Converting Buffer Chunks into Strings

It's common in Node applications to read multiple Buffer objects, convert them to strings, and concatenate them together. What I'm describing looks like this, using a Socket as an example:

var msg = '';

connection.on('data', function(chunk) {  
  msg += chunk.toString();
});

connection.on('end', function() {  
  console.log(msg);
});

The Problem

A common mistake with this pattern is not accounting for multi-byte character encodings such as UTF-8. A single UTF-8 character can be comprised of several bytes. For example, my favorite character, the snowman (☃), is represented in three bytes ([0xe2, 0x98, 0x83]). You can verify this using console.log(new Buffer([0xe2, 0x98, 0x83]).toString());

The problem is that it's possible for a 'data' event to be triggered before all three bytes have been received. In that case, the original code would convert the bytes to a different character when chunk.toString() is called. A client can artificially reproduce this using the following code:

var chunk1 = new Buffer([0xe2]);  
var chunk2 = new Buffer([0x98, 0x83]);

socket.write(chunk1, function() {  
  setTimeout(function() {
    socket.write(chunk2, function() {
      socket.end();
    });
  }, 5000);
});

The Solution

The solution to this problem is a bit anticlimactic. Before handling any 'data' events, simply call setEncoding() on the source. In the original example, it would look like:

var msg = '';

connection.setEncoding('utf8');

connection.on('data', function(chunk) {  
  msg += chunk;
});

connection.on('end', function() {  
  console.log(msg);
});

Another solution is to store all of the chunks in an array, and concatenate them into a single Buffer once all of the data has been received.

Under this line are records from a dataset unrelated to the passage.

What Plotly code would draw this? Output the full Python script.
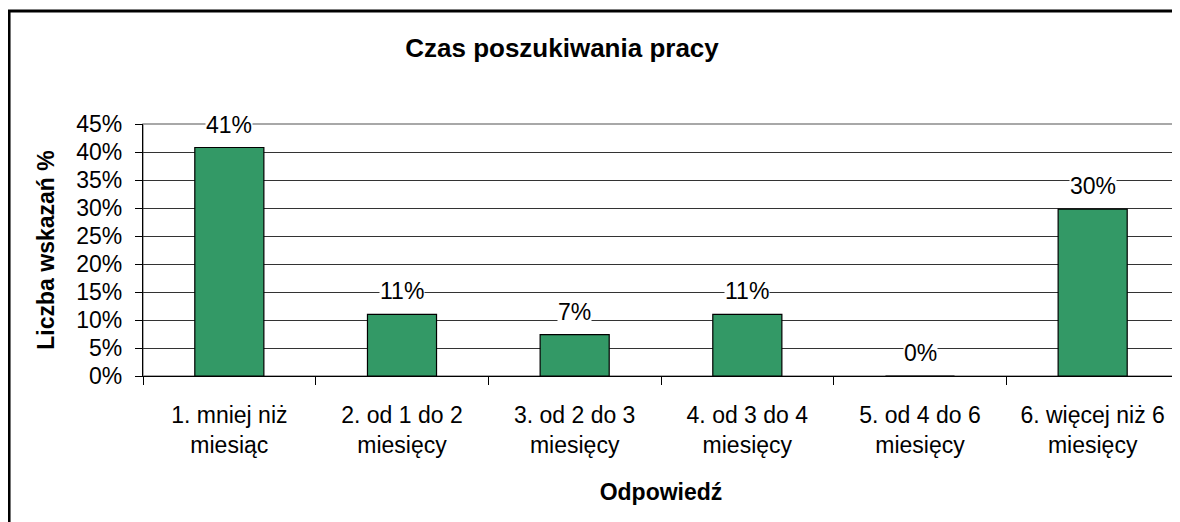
import plotly.graph_objects as go

categories = ["1. mniej niż<br>miesiąc", "2. od 1 do 2<br>miesięcy", "3. od 2 do 3<br>miesięcy",
              "4. od 3 do 4<br>miesięcy", "5. od 4 do 6<br>miesięcy", "6. więcej niż 6<br>miesięcy"]
values = [40.8, 11.0, 7.4, 11.0, 0.0, 29.8]
labels = ["41%", "11%", "7%", "11%", "0%", "30%"]
y_ticks = [0, 5, 10, 15, 20, 25, 30, 35, 40, 45]
y_ticktext = [f"{v}%" for v in y_ticks]

FONT = "Liberation Sans, Arial, sans-serif"

fig = go.Figure()
fig.add_trace(go.Bar(
    x=categories, y=values, width=0.4,
    marker=dict(color="#339966", line=dict(color="#000000", width=1.2)),
    hoverinfo="skip",
))

for c, v, t in zip(categories, values, labels):
    fig.add_annotation(x=c, y=v, text=t, showarrow=False, yanchor="middle", yshift=23,
                       bgcolor="white", font=dict(family=FONT, size=23, color="black"),
                       borderpad=0)

# plot area frame (gray top/right)
fig.add_shape(type="rect", xref="paper", yref="paper", x0=0, y0=0, x1=1, y1=1,
              line=dict(color="#8c8c8c", width=1.5), layer="below")
# chart outer border
fig.add_shape(type="rect", xref="paper", yref="paper", x0=-0.1293, y0=-1.0, x1=1.2, y1=1.448,
              line=dict(color="black", width=3), layer="below")

W, H = 1172, 514
fig.update_layout(
    width=W, height=H,
    margin=dict(l=135, r=1, t=116, b=146),
    paper_bgcolor="white", plot_bgcolor="white",
    showlegend=False,
    font=dict(family=FONT, size=23, color="black"),
    title=dict(text="<b>Czas poszukiwania pracy</b>", x=(562 - 8) / W, xanchor="center",
               xref="container", y=1 - 40 / H, yanchor="middle", yref="container",
               font=dict(family=FONT, size=26, color="black")),
    bargap=0.6,
)
fig.update_xaxes(
    type="category", showline=True, linecolor="#000000", linewidth=1.2,
    ticks="outside", tickson="boundaries", ticklen=8, tickcolor="#000000", tickwidth=1,
    tickfont=dict(family=FONT, size=23), showgrid=False, ticklabelstandoff=18,
    title=dict(text="<b>Odpowiedź</b>", font=dict(family=FONT, size=23), standoff=27),
)
fig.update_yaxes(
    range=[0, 45], tickvals=y_ticks, ticktext=y_ticktext,
    showline=True, linecolor="#000000", linewidth=1.2,
    ticks="outside", ticklen=7, tickcolor="#000000", tickwidth=1,
    showgrid=True, gridcolor="#333333", gridwidth=1, zeroline=False,
    tickfont=dict(family=FONT, size=23), ticklabelstandoff=8,
    title=dict(text="<b>Liczba wskazań %</b>", font=dict(family=FONT, size=23), standoff=15),
)

fig.write_html("out.html")
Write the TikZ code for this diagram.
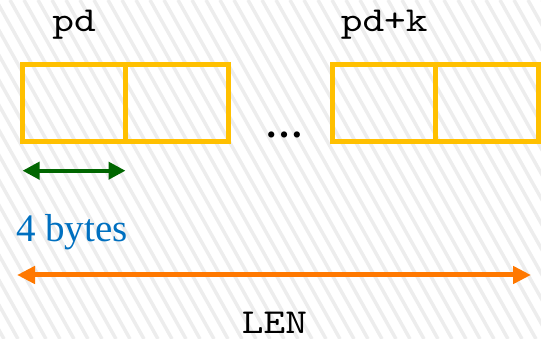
\documentclass[tikz,border=0pt]{standalone}
\usepackage{fontspec}
\setmainfont{Liberation Serif}
\newfontfamily\codefont{lmmono10-regular.otf}[FakeStretch=1.18]
\usetikzlibrary{arrows.meta, positioning, calc}
\definecolor{cellgold}{HTML}{FFC000}
\definecolor{sizegreen}{HTML}{006600}
\definecolor{sizeblue}{HTML}{0070C0}
\definecolor{lenorange}{HTML}{FF7800}
\definecolor{hatchgray}{HTML}{EDEDED}
\tikzset{
    cell/.style = {rectangle, draw=cellgold, line width=5pt, minimum width=103pt, minimum height=77.5pt, inner sep=0pt, outer sep=0pt},
    ptrlabel/.style = {font=\fontsize{35}{35}\codefont, inner sep=0pt},
    sizearrow/.style = {sizegreen, line width=4pt, {Triangle[length=17pt,width=17pt]}-{Triangle[length=17pt,width=17pt]}},
    lenarrow/.style = {lenorange, line width=5pt, {Triangle[length=18pt,width=17pt]}-{Triangle[length=18pt,width=17pt]}}
}

\begin{document}
\begin{tikzpicture}[x=1pt, y=-1pt, node distance=0pt]
\useasboundingbox (0,0) rectangle (541,339);
% hatched backdrop
\begin{scope}
\clip (0,0) rectangle (541,339);
\foreach \x in {-200,-186,...,550}
    \draw [hatchgray, line width=3.5pt] (\x,0) -- ++(190,339);
\end{scope}

\node (a1) [cell] at (74,103.25) {};
\node (b1) [cell, right=of a1] {};
\node (a2) [cell] at (384.2,103.25) {};
\node (b2) [cell, right=of a2] {};

\node (pd) [ptrlabel, above=25pt of a1] {pd};
\node (pdk) [ptrlabel, above=25pt of a2] {pd+k};
\node (gap) [font=\fontsize{38}{38}\selectfont\bfseries, anchor=base, inner sep=0pt] at ($(b1.south east)!0.5!(a2.south west)+(4,-4)$) {\ldots};

% one cell = 4 bytes
\coordinate (s1) at ([yshift=-28.7pt]a1.south west);
\coordinate (s2) at ([yshift=-28.7pt]a1.south east);
\draw [sizearrow] (s1) -- (s2);
\node (sz) [font=\fontsize{39}{39}\selectfont, text=sizeblue, anchor=base west, inner sep=0pt] at (16,241.7) {4 bytes};

% whole length
\coordinate (lenL) at (17,275);
\coordinate (lenR) at (531,275);
\draw [lenarrow] (lenL) -- (lenR);
\node (len) [ptrlabel, anchor=base] at (274.5,333) {LEN};
\end{tikzpicture}
\end{document}
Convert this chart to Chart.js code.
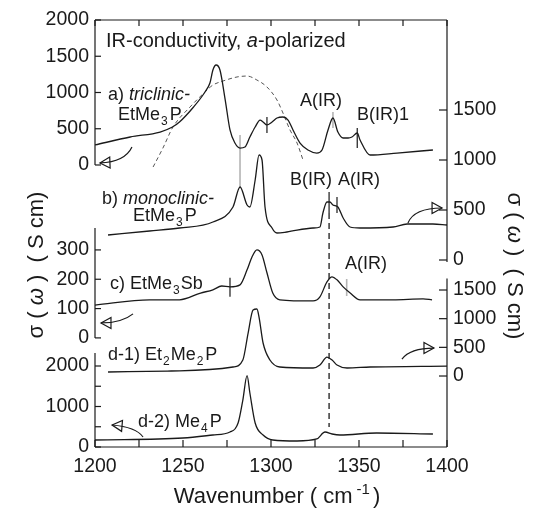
<!DOCTYPE html>
<html>
<head>
<meta charset="utf-8">
<script src="https://cdn.jsdelivr.net/npm/chart.js@4.4.1/dist/chart.umd.min.js"></script>
<style>
  html, body { margin: 0; padding: 0; background: #fff; }
</style>
</head>
<body>
<canvas id="grafico" width="533" height="508"></canvas>
<script>
// DATOS (numero de onda en cm-1, sigma en S/cm)

// a) triclinic-EtMe3P  (eje izquierdo superior)
const ondaA  = [1200,1220,1237,1244,1248,1256,1262.5,1265.3,1267,1268.8,1271,1274,1276.7,1279.5,1282.4,1285.2,1288,1291,1293.8,1295.5,1297.7,1300.6,1303.4,1306.8,1309.7,1312.5,1316.5,1321,1326,1329,1332.4,1335.2,1338,1341,1343.8,1346,1349,1350.6,1356.3,1371.6,1392];
const sigmaA = [276,386,455,524,593,800,1007,1131,1310,1379,1310,896,483,303,234,248,386,524,620,593,552,593,648,662,620,483,303,207,165,207,483,648,455,372,372,386,441,345,138,165,207];

// ajuste (linea de trazos) sobre a)
const ondaAjuste  = [1233,1238.6,1244.3,1254,1262.5,1267,1272.7,1280.7,1286.4,1292,1297.7,1303.4,1306.8,1310.8,1314.8,1318.2];
const sigmaAjuste = [-28,234,524,800,1007,1103,1158,1214,1227,1172,1076,896,717,483,303,69];

// b) monoclinic-EtMe3P  (eje derecho superior)
const ondaB  = [1207.4,1231,1248,1267,1278.4,1282.4,1286.4,1288,1291,1293.2,1294.9,1296.6,1300.6,1303.4,1309,1323.9,1327.8,1329.5,1331.8,1333.5,1335.2,1338,1341,1344.9,1350.6,1369.3,1377.3,1392,1400];
const sigmaB = [250,290,320,380,530,730,550,530,800,1050,1000,530,320,270,280,320,330,470,580,580,550,530,420,330,320,330,360,360,350];

// c) EtMe3Sb  (eje izquierdo medio)
const ondaC  = [1200,1231,1248,1260,1267,1272,1276.7,1282.4,1286.4,1289.2,1292,1294.9,1297.7,1301,1305,1323.9,1327.8,1331.8,1334.7,1337.5,1341,1345,1350.6,1369.3,1386.4,1391.5];
const sigmaC = [112,130,130,153,164,177,174,181,232,276,300,283,222,153,130,126,140,191,208,198,174,153,130,130,133,130];

// d-1) Et2Me2P  (eje derecho inferior)
const ondaD1  = [1207.4,1241,1248,1278.4,1284,1287,1289.8,1292,1293.2,1295.5,1299.4,1305,1323.9,1327.8,1331.8,1334.7,1337.5,1343.2,1356.3,1400];
const sigmaD1 = [70,87,90,157,279,750,1151,1169,1029,576,279,157,140,192,331,279,192,140,157,174];

// d-2) Me4P  (eje izquierdo inferior)
const ondaD2  = [1200,1250,1267,1276.7,1281.3,1284,1286.4,1288,1291,1295.5,1301,1314.8,1326,1330.7,1334.7,1339.2,1360,1392];
const sigmaD2 = [173,222,296,370,593,1160,1760,1333,593,296,173,148,198,370,321,296,346,321];

// marcas verticales de los modos
const marcaOnda  = [1282.4,1297.7,1335.2,1349,1333,1337.5,1276.7,1343];
const marcaEje   = ['y1','y1','y1','y1','y2','y2','y3','y3'];
const marcaDesde = [414,662,731,510,680,630,205,201];
const marcaHasta = [-303,441,510,234,470,470,140,143];
const marcaGris  = [true,false,true,false,false,false,false,true];

// linea vertical de trazos (A(IR))
const lineaOnda = 1333;
const lineaDesde = 470;
const lineaHasta = -1670;

// ticks
const ticksX = [1200,1250,1300,1350,1400];
const ticksXMenores = [1225,1275,1325,1375];
const ticksIzqA = [0,500,1000,1500,2000];
const ticksIzqC = [0,100,200,300];
const ticksIzqD = [0,1000,2000];
const ticksIzqDMenores = [500,1500];
const ticksDerB = [0,500,1000,1500];
const ticksDerD = [0,500,1000,1500];

// flechas que indican el eje de cada espectro
const flechas = [
  { eje: 'y1', cola: [1221, 248], ctrl: [1217, 41], punta: [1202.8, 28] },
  { eje: 'y2', cola: [1377.8, 370], ctrl: [1381.3, 520], punta: [1397.2, 520] },
  { eje: 'y3', cola: [1221.6, 82], ctrl: [1215.3, 51], punta: [1203.4, 51] },
  { eje: 'y4', cola: [1374.4, 296], ctrl: [1379, 488], punta: [1392.6, 488] },
  { eje: 'y5', cola: [1227.3, 247], ctrl: [1223.3, 494], punta: [1209.7, 543] }
];

const FUENTE = '"Liberation Sans", Arial, Helvetica, sans-serif';
const NEGRO = '#1a1a1a';
const GRIS = '#b4b4b4';

function serie(ondas, valores, eje, extra) {
  return Object.assign({
    data: ondas.map((o, i) => ({ x: o, y: valores[i] })),
    yAxisID: eje,
    borderColor: NEGRO,
    borderWidth: 1.3,
    pointRadius: 0,
    fill: false,
    cubicInterpolationMode: 'monotone'
  }, extra || {});
}

// TEXTO CON PARTES (normal, italica, subindice, superindice)
function fuenteDe(tipo, tam) {
  if (tipo === 'i') return 'italic ' + tam + 'px ' + FUENTE;
  if (tipo === 'sub' || tipo === 'sup') return Math.round(tam * 0.68) + 'px ' + FUENTE;
  return tam + 'px ' + FUENTE;
}

function anchoTexto(ctx, partes, tam) {
  let w = 0;
  partes.forEach(p => {
    ctx.font = fuenteDe(p[1], tam);
    w += ctx.measureText(p[0]).width + (p[2] || 0);
  });
  return w;
}

function escribir(ctx, x, y, partes, tam, centrado) {
  let cx = centrado ? x - anchoTexto(ctx, partes, tam) / 2 : x;
  partes.forEach(p => {
    ctx.font = fuenteDe(p[1], tam);
    let dy = 0;
    if (p[1] === 'sub') dy = tam * 0.25;
    if (p[1] === 'sup') dy = -tam * 0.42;
    ctx.fillText(p[0], cx, y + dy);
    cx += ctx.measureText(p[0]).width + (p[2] || 0);
  });
}

function flecha(ctx, cola, ctrl, punta) {
  ctx.beginPath();
  ctx.moveTo(cola[0], cola[1]);
  ctx.quadraticCurveTo(ctrl[0], ctrl[1], punta[0], punta[1]);
  ctx.stroke();
  const ang = Math.atan2(punta[1] - ctrl[1], punta[0] - ctrl[0]);
  const largo = 10, ancho = 5.5;
  const bx = punta[0] - largo * Math.cos(ang);
  const by = punta[1] - largo * Math.sin(ang);
  ctx.beginPath();
  ctx.moveTo(punta[0], punta[1]);
  ctx.lineTo(bx - ancho * Math.sin(ang), by + ancho * Math.cos(ang));
  ctx.lineTo(bx + ancho * Math.sin(ang), by - ancho * Math.cos(ang));
  ctx.closePath();
  ctx.stroke();
}

// MARCO, EJES Y ANOTACIONES
const marco = {
  id: 'marco',
  afterDraw(chart) {
    const { ctx, chartArea: a, scales: s } = chart;
    const X = v => s.x.getPixelForValue(v);
    const Y = (eje, v) => s[eje].getPixelForValue(v);
    const linea = (x1, y1, x2, y2) => {
      ctx.beginPath(); ctx.moveTo(x1, y1); ctx.lineTo(x2, y2); ctx.stroke();
    };

    ctx.save();
    ctx.strokeStyle = NEGRO;
    ctx.fillStyle = NEGRO;
    ctx.lineWidth = 1.2;

    // borde superior e inferior
    linea(a.left, a.top, a.right, a.top);
    linea(a.left, a.bottom, a.right, a.bottom);
    ticksX.concat(ticksXMenores).forEach(v => {
      linea(X(v), a.top, X(v), a.top + 6);
      linea(X(v), a.bottom, X(v), a.bottom - 7);
    });

    // bordes derechos (dos tramos)
    linea(a.right, a.top, a.right, Y('y2', -20));
    linea(a.right, Y('y4', 1700), a.right, a.bottom);

    // bordes izquierdos (tres tramos)
    linea(a.left, a.top, a.left, Y('y1', 0));
    linea(a.left, Y('y3', 375), a.left, Y('y3', 0));
    linea(a.left, Y('y5', 2320), a.left, a.bottom);

    ctx.font = '19.5px ' + FUENTE;
    ctx.textBaseline = 'middle';

    // ticks izquierdos
    ctx.textAlign = 'right';
    const izq = (eje, ticks, menores) => {
      ticks.forEach(v => {
        linea(a.left, Y(eje, v), a.left + 6, Y(eje, v));
        ctx.fillText(String(v), a.left - 6, Y(eje, v));
      });
      (menores || []).forEach(v => linea(a.left, Y(eje, v), a.left + 6, Y(eje, v)));
    };
    izq('y1', ticksIzqA);
    izq('y3', ticksIzqC);
    izq('y5', ticksIzqD, ticksIzqDMenores);

    // ticks derechos
    ctx.textAlign = 'left';
    const der = (eje, ticks) => {
      ticks.forEach(v => {
        linea(a.right - 8, Y(eje, v), a.right, Y(eje, v));
        ctx.fillText(String(v), a.right + 6, Y(eje, v));
      });
    };
    der('y2', ticksDerB);
    der('y4', ticksDerD);

    // etiquetas eje x
    ctx.textAlign = 'center';
    ticksX.forEach(v => ctx.fillText(String(v), X(v), a.bottom + 20));

    // titulos de ejes
    ctx.textAlign = 'left';
    ctx.textBaseline = 'alphabetic';
    escribir(ctx, 277, 503, [['Wavenumber ( cm', 'n', 4], ['-1', 'sup', 3], [')', 'n']], 22, true);

    const tituloY = [['σ ( ', 'n'], ['ω', 'i'], [' )  ( S cm)', 'n']];
    ctx.textBaseline = 'middle';
    ctx.save();
    ctx.translate(37, 265);
    ctx.rotate(-Math.PI / 2);
    escribir(ctx, 0, 0, tituloY, 22, true);
    ctx.restore();
    ctx.save();
    ctx.translate(514, 266);
    ctx.rotate(Math.PI / 2);
    escribir(ctx, 0, 0, tituloY, 22, true);
    ctx.restore();

    // textos dentro del grafico
    ctx.textBaseline = 'alphabetic';
    escribir(ctx, 106, 47, [['IR-conductivity, ', 'n'], ['a', 'i'], ['-polarized', 'n']], 20);
    escribir(ctx, 108, 100, [['a) ', 'n'], ['triclinic-', 'i']], 18);
    escribir(ctx, 118, 120, [['EtMe', 'n', 1], ['3', 'sub', 2], ['P', 'n']], 18);
    escribir(ctx, 300, 106, [['A(IR)', 'n']], 18);
    escribir(ctx, 357, 120, [['B(IR)1', 'n']], 18);
    escribir(ctx, 102, 204, [['b) ', 'n'], ['monoclinic-', 'i']], 18);
    escribir(ctx, 133, 221, [['EtMe', 'n', 1], ['3', 'sub', 2], ['P', 'n']], 18);
    escribir(ctx, 290, 185, [['B(IR)', 'n']], 18);
    escribir(ctx, 338, 185, [['A(IR)', 'n']], 18);
    escribir(ctx, 110, 289, [['c) EtMe', 'n', 1], ['3', 'sub', 1], ['Sb', 'n']], 18);
    escribir(ctx, 345, 269, [['A(IR)', 'n']], 18);
    escribir(ctx, 108, 360, [['d-1) Et', 'n', 1], ['2', 'sub', 1], ['Me', 'n', 1], ['2', 'sub', 2], ['P', 'n']], 18);
    escribir(ctx, 138, 427, [['d-2) Me', 'n', 1], ['4', 'sub', 2], ['P', 'n']], 18);

    // flechas
    ctx.lineWidth = 1.2;
    flechas.forEach(f => {
      flecha(ctx,
        [X(f.cola[0]), Y(f.eje, f.cola[1])],
        [X(f.ctrl[0]), Y(f.eje, f.ctrl[1])],
        [X(f.punta[0]), Y(f.eje, f.punta[1])]);
    });

    ctx.restore();
  }
};

// DATASETS
const datasets = [
  serie(ondaA, sigmaA, 'y1'),
  serie(ondaAjuste, sigmaAjuste, 'y1', { borderColor: '#555', borderWidth: 1, borderDash: [4, 3] }),
  serie(ondaB, sigmaB, 'y2'),
  serie(ondaC, sigmaC, 'y3'),
  serie(ondaD1, sigmaD1, 'y4'),
  serie(ondaD2, sigmaD2, 'y5')
];

marcaOnda.forEach((o, i) => {
  datasets.push(serie([o, o], [marcaDesde[i], marcaHasta[i]], marcaEje[i], {
    borderColor: marcaGris[i] ? GRIS : NEGRO,
    borderWidth: marcaGris[i] ? 1.6 : 1.2,
    cubicInterpolationMode: 'default',
    tension: 0
  }));
});

datasets.push(serie([lineaOnda, lineaOnda], [lineaDesde, lineaHasta], 'y2', {
  borderWidth: 1.3,
  borderDash: [6, 4],
  cubicInterpolationMode: 'default',
  tension: 0
}));

// GRAFICO
const grafico = new Chart(document.getElementById('grafico'), {
  type: 'line',
  data: { datasets: datasets },
  options: {
    responsive: false,
    animation: false,
    devicePixelRatio: 1,
    layout: { padding: { left: 95, right: 86, top: 20, bottom: 61 } },
    plugins: {
      legend: { display: false },
      tooltip: { enabled: false }
    },
    scales: {
      x:  { type: 'linear', min: 1200, max: 1400, display: false },
      y1: { min: -3890, max: 2000, display: false },
      y2: { min: -1870, max: 2400, display: false },
      y3: { min: -372, max: 1084, display: false },
      y4: { min: -1238, max: 6209, display: false },
      y5: { min: 0, max: 10543, display: false }
    }
  },
  plugins: [marco]
});
</script>
</body>
</html>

This pattern looks like:

var chunks = [];

connection.on('data', function(chunk) {  
  chunks.push(chunk);
});

connection.on('end', function() {  
  var msg = Buffer.concat(chunks).toString();

  console.log(msg);
});

An Example

Here is a complete example that sends a bunch of snowman characters from a client to a server. The string is validated when it is created on the client, and then sent to the server. Upon receiving a connection, the server reads in all of the data, with no regard to the character encoding. Each chunk is concatenated to a string variable, as well as stored in an array of Buffers. Once all of the data has been received, the concatenated string is validated. The array of Buffers is then converted into a string and validated.

'use strict';  
var assert = require('assert');  
var net = require('net');  
var snowman = '☃';  
var count = 100000;

function validate(str) {  
  try {
    assert.strictEqual(str.length, count);
    assert.strictEqual(Buffer.byteLength(str), count * 3);

    for (var i = 0; i < count; ++i) {
      assert.strictEqual(str.charAt(i), snowman);
    }
  } catch (err) {
    console.log('Validation failed!');
    console.log(err.stack);
    return;
  }

  console.log('Validation passed!');
}

var server = net.createServer(function(sock) {  
  var str = '';
  var chunks = [];

  sock.on('data', function(data) {
    str += data.toString();
    chunks.push(data);
  });

  sock.on('end', function() {
    validate(str);
    validate(Buffer.concat(chunks).toString());
    server.close();
  });
});

server.listen(function() {  
  var socket = net.createConnection({port: server.address().port}, function() {
    var str = '';

    for (var i = 0; i < count; ++i) {
      str += snowman;
    }

    validate(str);
    socket.write(str, function() {
      socket.end();
    });
  });
});

Running this application yields the following results (your mileage may vary based on operating system and version of Node):

Validation passed!  
Validation failed!  
AssertionError: 100006 === 100000  
    at validate (/private/tmp/buf2str.js:9:12)
    at Socket.<anonymous> (/private/tmp/buf2str.js:34:5)
    at emitNone (events.js:72:20)
    at Socket.emit (events.js:166:7)
    at endReadableNT (_stream_readable.js:889:12)
    at doNTCallback2 (node.js:429:9)
    at process._tickCallback (node.js:343:17)
Validation passed!  

The first Validation passed! message indicates that the message sent from the client to the server is correct. The Validation failed! message shows that string concatenation without regard for the character encoding caused the wrong message to be interpreted. The final success message shows that creating one large Buffer before converting to a string works fine.

Again, it's worth noting that string concatenation is fine if you call setEncoding() before processing any 'data' events.

Conclusion

This post illustrated the importance of character encoding when moving between Buffers and strings. Potential hazards were explored, as well as several techniques for mitigating them.